PORTLAND, Ore.—Nanowire processors will pack more arithmetic and logic per square inch than conventional semiconductors, according to Harvard University researchers who recently demonstrated basic ALU functionality for silicon-germanium nanowire arrays in collaboration with Mitre Corp.
The Harvard- Mitre nanowire arrays were billed as the world’s first programmable nanoprocessor.
Produced by the laboratory of Charles Liber—an admirer of the legendary Richard Feynman—the ultra-tiny nanocircuits were composed of 30 nanometer thick, oxide-insulated wires, which were constructed into hierarchically arranged tile-like patterns that can be scaled for any sized problem. The crossbar wire arrays performed both operations and memory functions, since the state of nanowire field-effect transistors (FETs) was nonvolatile.
Lieber claimed that the nanoewire processing functions also consumed less power than conventional circuits, which must constantly be powered to retain memory functions.

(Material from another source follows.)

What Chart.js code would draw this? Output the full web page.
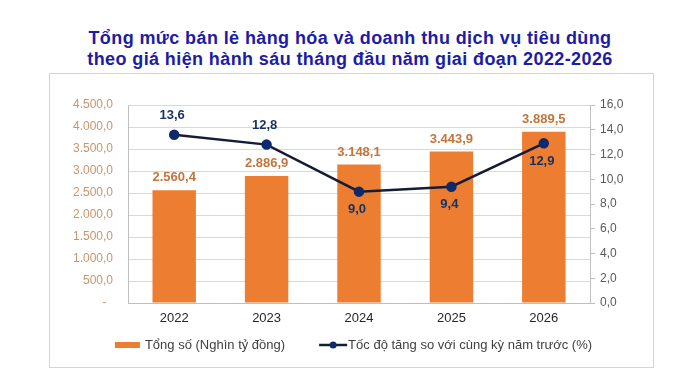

Next, the researchers hope to demonstrate the kind of control functions needed to organize the nanoprocessors into an architecture to enable smart sensors and consumer electronic devices to be fabricated with silicon-germanium nanowires.
Funding for the project was provided by a faculty fellowship from the U.S. Department of Defense National Security Science and Engineering, the NanoEnabled Technology Initiative and the Mitre Innovation Program.
Scanning electron microscopy image of a programmable nanowire nanoprocessor super-imposed on a schematic nanoprocessor circuit architecture.